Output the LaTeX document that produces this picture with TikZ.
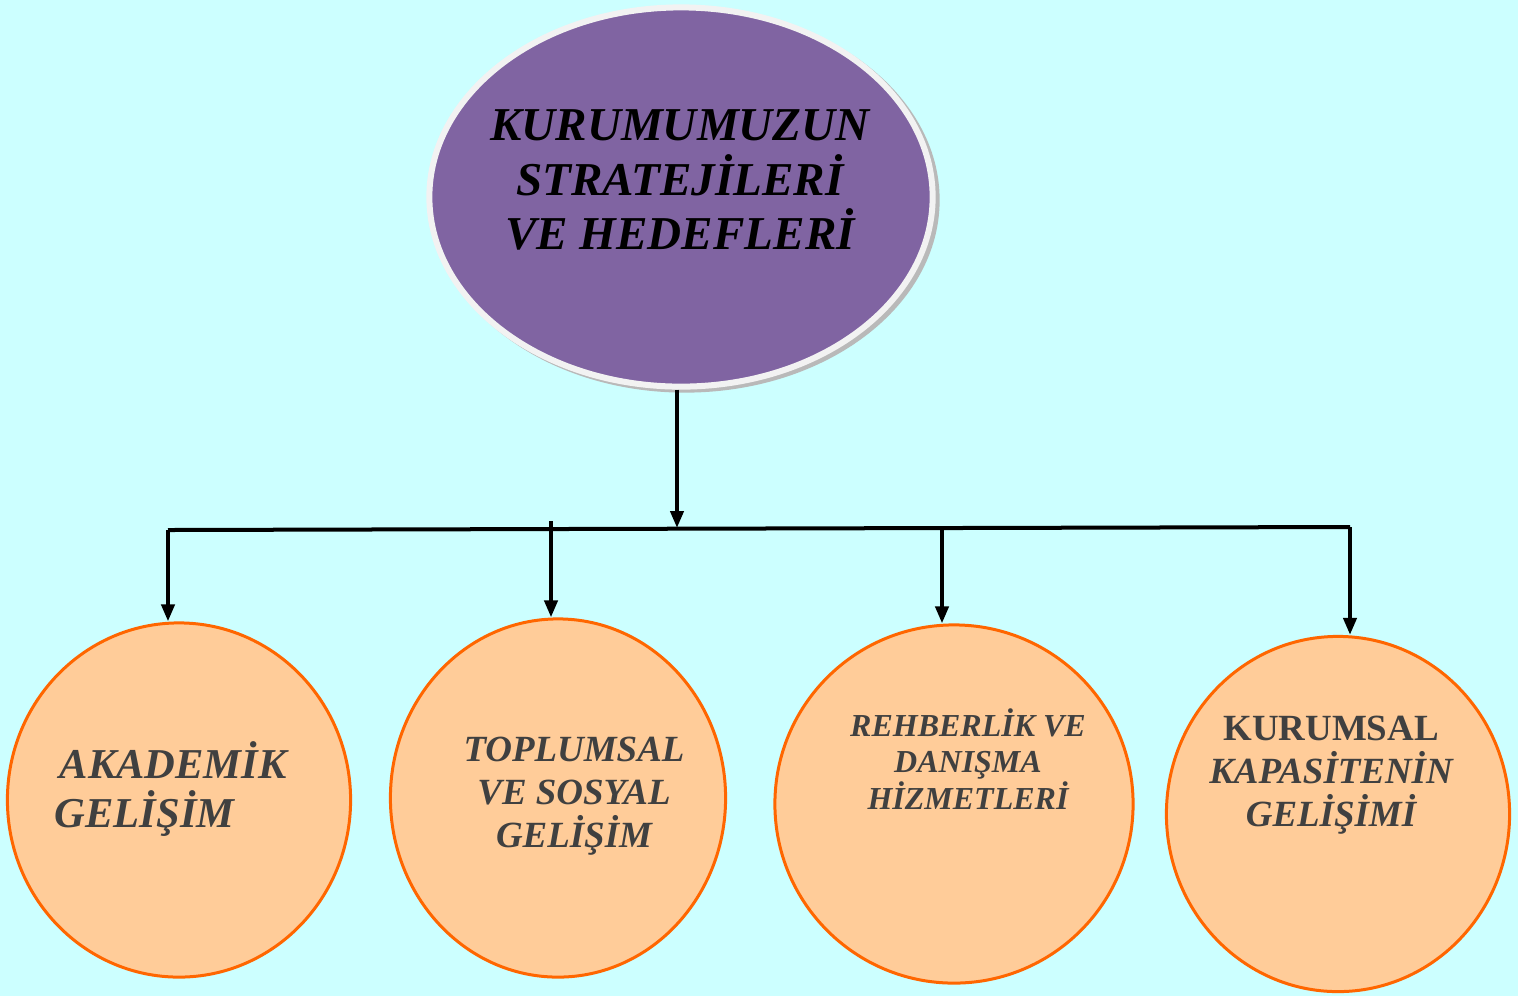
\documentclass[tikz,border=0pt]{standalone}
\usepackage{fontspec}
\setmainfont{Liberation Serif}
\usetikzlibrary{shapes.geometric,arrows.meta}
\definecolor{bgcyan}{HTML}{CCFFFF}
\definecolor{topviolet}{HTML}{8064A2}
\definecolor{ringwhite}{HTML}{F2F2F2}
\definecolor{peach}{HTML}{FFCC99}
\definecolor{rimorange}{HTML}{FF6600}
\definecolor{textgrey}{HTML}{404040}
\begin{document}
\begin{tikzpicture}[x=0.01cm, y=-0.01cm,
    goal/.style={ellipse, fill=peach, draw=rimorange, line width=0.03cm, inner sep=0pt},
    goaltext/.style={text=textgrey, align=center, inner sep=0pt},
    link/.style={line width=0.04cm, -{Triangle[length=0.17cm, width=0.13cm]}}]
    \fill[bgcyan] (0,0) rectangle (1518,996);
    \node[ellipse, fill=gray!55, minimum width=5.09cm, minimum height=3.85cm] (topshadow) at (685,200) {};
    \node[ellipse, fill=topviolet, draw=ringwhite, line width=0.06cm, minimum width=5.03cm, minimum height=3.79cm] (top) at (681,197) {};
    \node[font=\fontsize{13.4pt}{15.6pt}\selectfont\bfseries\itshape, align=center, inner sep=0pt] (toptext) at (680,180) {KURUMUMUZUN\\STRATEJİLERİ\\VE HEDEFLERİ};

    \node[goal, minimum width=3.43cm, minimum height=3.54cm] (akad) at (179,800) {};
    \node[goal, minimum width=3.35cm, minimum height=3.58cm] (toplum) at (558,798) {};
    \node[goal, minimum width=3.58cm, minimum height=3.58cm] (rehber) at (954,804) {};
    \node[goal, minimum width=3.43cm, minimum height=3.55cm] (kurum) at (1338,814) {};

    \node[goaltext, align=left, anchor=west, font=\fontsize{12.1pt}{14.2pt}\selectfont\bfseries\itshape] (akadtext) at (54,789) {\hspace{0.05cm}AKADEMİK\\GELİŞİM};
    \node[goaltext, font=\fontsize{10.5pt}{12.2pt}\selectfont\bfseries\itshape] (toplumtext) at (574,796) {TOPLUMSAL\\VE SOSYAL\\GELİŞİM};
    \node[goaltext, font=\fontsize{9.1pt}{10.3pt}\selectfont\bfseries\itshape] (rehbertext) at (968,759) {REHBERLİK VE\\DANIŞMA\\HİZMETLERİ};
    \node[goaltext, font=\fontsize{10.5pt}{12.2pt}\selectfont\bfseries\itshape] (kurumtext) at (1331,775) {\textup{KURUMSAL}\\KAPASİTENİN\\GELİŞİMİ};

    \coordinate (hub) at (677,528);
    \coordinate (barL) at (168,530);
    \coordinate (barR) at (1350,527);
    \coordinate (drop2) at (551,521);
    \coordinate (drop3) at (942,529);

    \draw[link] (top.south -| hub) -- (hub);
    \draw[line width=0.04cm] (barL) -- (barR);
    \draw[link] (barL) -- (barL |- akad.north);
    \draw[link] (drop2) -- (drop2 |- toplum.north);
    \draw[link] (drop3) -- (drop3 |- rehber.north);
    \draw[link] (barR) -- (barR |- kurum.north);
\end{tikzpicture}
\end{document}
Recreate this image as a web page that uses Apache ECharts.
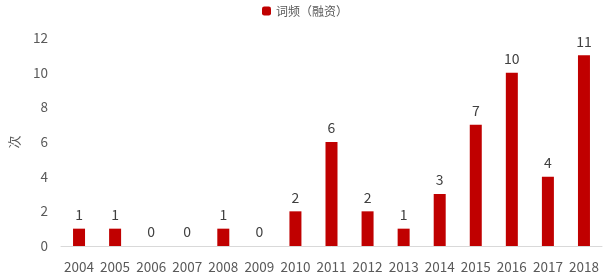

- **Do this**
Images should not appear in the copy; retype the listing above exactly.

- **Solution to this task**
Output the LaTeX document that produces this picture with TikZ.
\documentclass[tikz,border=0pt]{standalone}
\usepackage{fontspec}
\setmainfont{Liberation Serif}
\usetikzlibrary{shapes.geometric,arrows.meta}
\definecolor{bgcyan}{HTML}{CCFFFF}
\definecolor{topviolet}{HTML}{8064A2}
\definecolor{ringwhite}{HTML}{F2F2F2}
\definecolor{peach}{HTML}{FFCC99}
\definecolor{rimorange}{HTML}{FF6600}
\definecolor{textgrey}{HTML}{404040}
\begin{document}
\begin{tikzpicture}[x=0.01cm, y=-0.01cm,
    goal/.style={ellipse, fill=peach, draw=rimorange, line width=0.03cm, inner sep=0pt},
    goaltext/.style={text=textgrey, align=center, inner sep=0pt},
    link/.style={line width=0.04cm, -{Triangle[length=0.17cm, width=0.13cm]}}]
    \fill[bgcyan] (0,0) rectangle (1518,996);
    \node[ellipse, fill=gray!55, minimum width=5.09cm, minimum height=3.85cm] (topshadow) at (685,200) {};
    \node[ellipse, fill=topviolet, draw=ringwhite, line width=0.06cm, minimum width=5.03cm, minimum height=3.79cm] (top) at (681,197) {};
    \node[font=\fontsize{13.4pt}{15.6pt}\selectfont\bfseries\itshape, align=center, inner sep=0pt] (toptext) at (680,180) {KURUMUMUZUN\\STRATEJİLERİ\\VE HEDEFLERİ};

    \node[goal, minimum width=3.43cm, minimum height=3.54cm] (akad) at (179,800) {};
    \node[goal, minimum width=3.35cm, minimum height=3.58cm] (toplum) at (558,798) {};
    \node[goal, minimum width=3.58cm, minimum height=3.58cm] (rehber) at (954,804) {};
    \node[goal, minimum width=3.43cm, minimum height=3.55cm] (kurum) at (1338,814) {};

    \node[goaltext, align=left, anchor=west, font=\fontsize{12.1pt}{14.2pt}\selectfont\bfseries\itshape] (akadtext) at (54,789) {\hspace{0.05cm}AKADEMİK\\GELİŞİM};
    \node[goaltext, font=\fontsize{10.5pt}{12.2pt}\selectfont\bfseries\itshape] (toplumtext) at (574,796) {TOPLUMSAL\\VE SOSYAL\\GELİŞİM};
    \node[goaltext, font=\fontsize{9.1pt}{10.3pt}\selectfont\bfseries\itshape] (rehbertext) at (968,759) {REHBERLİK VE\\DANIŞMA\\HİZMETLERİ};
    \node[goaltext, font=\fontsize{10.5pt}{12.2pt}\selectfont\bfseries\itshape] (kurumtext) at (1331,775) {\textup{KURUMSAL}\\KAPASİTENİN\\GELİŞİMİ};

    \coordinate (hub) at (677,528);
    \coordinate (barL) at (168,530);
    \coordinate (barR) at (1350,527);
    \coordinate (drop2) at (551,521);
    \coordinate (drop3) at (942,529);

    \draw[link] (top.south -| hub) -- (hub);
    \draw[line width=0.04cm] (barL) -- (barR);
    \draw[link] (barL) -- (barL |- akad.north);
    \draw[link] (drop2) -- (drop2 |- toplum.north);
    \draw[link] (drop3) -- (drop3 |- rehber.north);
    \draw[link] (barR) -- (barR |- kurum.north);
\end{tikzpicture}
\end{document}
Recreate this image as a web page that uses Apache ECharts.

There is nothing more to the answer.